Error Handling

This guide covers how to handle errors from the DocDigitizer API, including error response formats, common error scenarios, and best practices for building robust integrations.

Error Response Format

When an error occurs, the API returns a JSON response with details about the failure.

Standard Error Response

{
    "StateText": "ERROR",
    "TraceId": "XYZ9876",
    "Messages": [
        "Primary error message",
        "Additional context or details"
    ]
}
    

Error Response Fields

Field Type Description
StateText String Always "ERROR" for failed requests
TraceId String Unique identifier for tracing the request. Include this when contacting support.
Messages Array[String] One or more error messages describing the failure

HTTP Error Response (Non-200)

For HTTP-level errors (4xx, 5xx), the response may also include:

{
    "error": "Unauthorized",
    "message": "Invalid API key",
    "statusCode": 401
}
    

HTTP Status Codes

Success Codes

Code Status Description
200 OK Request processed. Check StateText for actual result.

Important: A 200 OK response doesn’t guarantee success. Always check the StateText field in the response body.

Client Error Codes (4xx)

Code Status Description Action
400 Bad Request Malformed request or missing parameters Fix request format; do not retry without changes
401 Unauthorized Missing or invalid API key Verify API key; do not retry without fixing
403 Forbidden Valid key but access denied Check permissions and Context ID
404 Not Found Endpoint not found Verify the URL is correct
413 Payload Too Large File exceeds 50 MB limit Reduce file size or split document
415 Unsupported Media Type File is not a valid PDF Ensure file is a genuine PDF
422 Unprocessable Entity Valid request but cannot process content Check document quality and format
429 Too Many Requests Rate limit exceeded Wait and retry with exponential backoff

Server Error Codes (5xx)

Code Status Description Action
500 Internal Server Error Unexpected server error Retry with exponential backoff; contact support if persistent
502 Bad Gateway Upstream service error Retry after brief delay
503 Service Unavailable Service temporarily unavailable Retry with exponential backoff
504 Gateway Timeout Request timed out Retry; consider smaller documents

Error Categories

Authentication Errors

Error Message Cause Resolution
Invalid API key API key not recognized Verify your API key is correct and active
API key expired Key has been revoked or expired Contact support to obtain a new key
Missing API key x-api-key header not provided Include the x-api-key header in your request

Validation Errors

Error Message Cause Resolution
Missing required parameter: id Document ID not provided Include the id parameter with a valid UUID
Missing required parameter: contextId Context ID not provided Include the contextId parameter
Missing required parameter: files No file uploaded Attach a PDF file to the request
Invalid UUID format ID is not a valid UUID Use UUID v4 format: xxxxxxxx-xxxx-4xxx-yxxx-xxxxxxxxxxxx
Invalid file format File is not a PDF Upload only PDF files
File too large File exceeds 50 MB Compress or split the document
Too many pages PDF has more than 100 pages Split into smaller documents

Processing Errors

Error Message Cause Resolution
Document processing failed Unable to process document Check document quality; retry or contact support
OCR failed Text extraction failed Ensure document is readable; minimum 72 DPI
Classification failed Unable to determine document type Document may not be a supported type
Extraction failed Unable to extract fields Document quality may be poor; contact support
Timeout Processing exceeded time limit Try a smaller document; contact support for large files

Context Errors

Error Message Cause Resolution
Context not found Context ID doesn’t exist Verify your Context ID is correct
Context mismatch Context ID not associated with API key Use the Context ID provided with your API key
Context disabled Context has been deactivated Contact support to reactivate

Retry Strategies

When to Retry

Error Type Retry?

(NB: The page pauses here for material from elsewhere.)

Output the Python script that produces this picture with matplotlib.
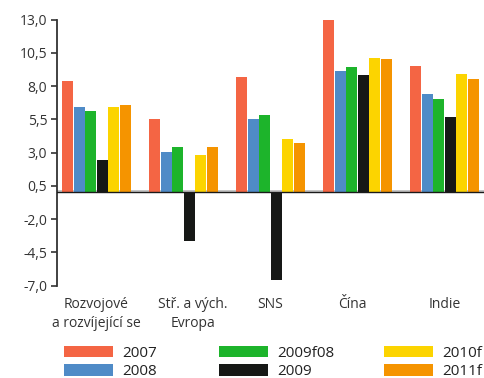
import matplotlib
matplotlib.use("Agg")
import matplotlib.pyplot as plt
from matplotlib.patches import Patch
import numpy as np

plt.rcParams['font.family'] = ['Open Sans', 'DejaVu Sans']

categories = ["Rozvojové\na rozvíjející se", "Stř. a vých.\nEvropa", "SNS", "Čína", "Indie"]
series_names = ["2007", "2008", "2009f08", "2009", "2010f", "2011f"]
v2007 = [8.35, 5.55, 8.65, 13.1, 9.5]
v2008 = [6.4, 3.05, 5.55, 9.1, 7.4]
v2009f08 = [6.15, 3.45, 5.8, 9.4, 7.0]
v2009 = [2.45, -3.65, -6.55, 8.8, 5.7]
v2010f = [6.4, 2.85, 4.0, 10.1, 8.9]
v2011f = [6.55, 3.45, 3.7, 10.0, 8.5]
yticks = [-7.0, -4.5, -2.0, 0.5, 3.0, 5.5, 8.0, 10.5, 13.0]

series = [v2007, v2008, v2009f08, v2009, v2010f, v2011f]
colors = ["#F46544", "#4F8BC7", "#1DB42B", "#161816", "#FCD400", "#F59400"]

fig = plt.figure(figsize=(4.84, 3.78), dpi=100)
ax = fig.add_axes([57/484, 1-285.5/378, 1-57/484, (285.5-19.6)/378])

x = np.arange(len(categories))
pitch = 0.132
width = 0.126
for i, (vals, c) in enumerate(zip(series, colors)):
    ax.bar(x + (i - 2.5) * pitch, vals, width=width, color=c, zorder=2)

ax.axhline(0.08, color="#bbbbbb", lw=1.2, zorder=1)
ax.axhline(0, color="#1a1a1a", lw=1.0, zorder=3)

ax.set_xlim(-0.454, 4.454)
ax.set_ylim(-7, 13)
ax.set_yticks(yticks)
ax.set_yticklabels([f"{t:.1f}".replace(".", ",") for t in yticks])
ax.tick_params(axis='y', direction='out', length=4, width=1.2, color="#333333",
               labelsize=10, labelcolor="#333333", pad=3)
ax.tick_params(axis='x', length=0)
ax.set_xticks([])
for s in ["top", "right", "bottom"]:
    ax.spines[s].set_visible(False)
ax.spines["left"].set_color("#333333")
ax.spines["left"].set_linewidth(1.3)

label_shift = [0.0, 0.11, 0.0, -0.06, 0.0]
for xi, lab, dx in zip(x, categories, label_shift):
    ax.text(xi + dx, -7.9, lab, ha="center", va="top", fontsize=10,
            color="#333333", linespacing=1.35)

# legend: three columns of two entries each
col_left_px = [64, 219, 384]
for col, left in enumerate(col_left_px):
    idx = [2 * col, 2 * col + 1]
    handles = [Patch(facecolor=colors[k], edgecolor="none") for k in idx]
    fig.legend(handles, [series_names[k] for k in idx], ncol=1, loc="upper left",
               bbox_to_anchor=(left/484, 1-346/378), frameon=False, fontsize=11,
               handlelength=3.2, handleheight=0.75, handletextpad=0.6,
               labelspacing=0.22, borderpad=0.0, borderaxespad=0.0,
               labelcolor="#222222")

fig.savefig("out.png", dpi=100)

Strategy
4xx Client Errors No Fix the request before retrying
429 Rate Limited Yes Wait for rate limit reset, use exponential backoff
5xx Server Errors Yes Retry with exponential backoff
Network Timeout Yes Retry with exponential backoff
Connection Refused Yes Retry after delay; check network

Exponential Backoff

For retryable errors, implement exponential backoff to avoid overwhelming the service:

Retry 1: Wait 1 second
Retry 2: Wait 2 seconds
Retry 3: Wait 4 seconds
Retry 4: Wait 8 seconds
Retry 5: Wait 16 seconds
Maximum: 5 retries or 60 seconds total
    

Backoff Formula

wait_time = min(base_delay * (2 ^ attempt), max_delay) + random_jitter
    

Where:

  • base_delay = 1 second
  • max_delay = 32 seconds
  • random_jitter = 0 to 1 second (prevents thundering herd)

Rate Limit Handling

When you receive a 429 response, check the X-RateLimit-Reset header:

X-RateLimit-Reset: 1704067200
    

Wait until the Unix timestamp before retrying.


Error Handling Examples

PowerShell

function Invoke-DocDigitizerApi {
    param(
        [string]$PdfPath,
        [string]$ApiKey,
        [string]$ContextId,
        [int]$MaxRetries = 3
    )

    $headers = @{ "x-api-key" = $ApiKey }
    $attempt = 0

    while ($attempt -lt $MaxRetries) {
        $attempt++

        try {
            $form = @{
                files = Get-Item -Path $PdfPath
                id = [guid]::NewGuid().ToString()
                contextId = $ContextId
            }

            $response = Invoke-RestMethod -Uri "https://apix.docdigitizer.com/sync" `
                -Method Post -Headers $headers -Form $form -ErrorAction Stop

            # Check application-level status
            if ($response.StateText -eq "COMPLETED") {
                return $response
            }
            elseif ($response.StateText -eq "ERROR") {
                Write-Error "Processing error: $($response.Messages -join ', ')"
                return $null
            }
        }
        catch {
            $statusCode = $_.Exception.Response.StatusCode.value__

            # Don't retry client errors (except 429)
            if ($statusCode -ge 400 -and $statusCode -lt 500 -and $statusCode -ne 429) {
                Write-Error "Client error ($statusCode): $_"
                return $null
            }

            # Retry server errors and rate limits
            if ($attempt -lt $MaxRetries) {
                $delay = [math]::Pow(2, $attempt)
                Write-Warning "Attempt $attempt failed. Retrying in $delay seconds..."
                Start-Sleep -Seconds $delay
            }
            else {
                Write-Error "Max retries exceeded: $_"
                return $null
            }
        }
    }
}
    

Python

import requests
import time
import random
import uuid

def call_docdigitizer_api(pdf_path, api_key, context_id, max_retries=3):
    url = "https://apix.docdigitizer.com/sync"
    headers = {"x-api-key": api_key}

    for attempt in range(max_retries):
        try:
            with open(pdf_path, "rb") as f:
                files = {"files": f}
                data = {
                    "id": str(uuid.uuid4()),
                    "contextId": context_id
                }

                response = requests.post(
                    url,
                    headers=headers,
                    files=files,
                    data=data,
                    timeout=300
                )

            # Handle HTTP errors
            if response.status_code == 429:
                # Rate limited - check reset header
                reset_time = response.headers.get("X-RateLimit-Reset")
                if reset_time:
                    wait = int(reset_time) - int(time.time())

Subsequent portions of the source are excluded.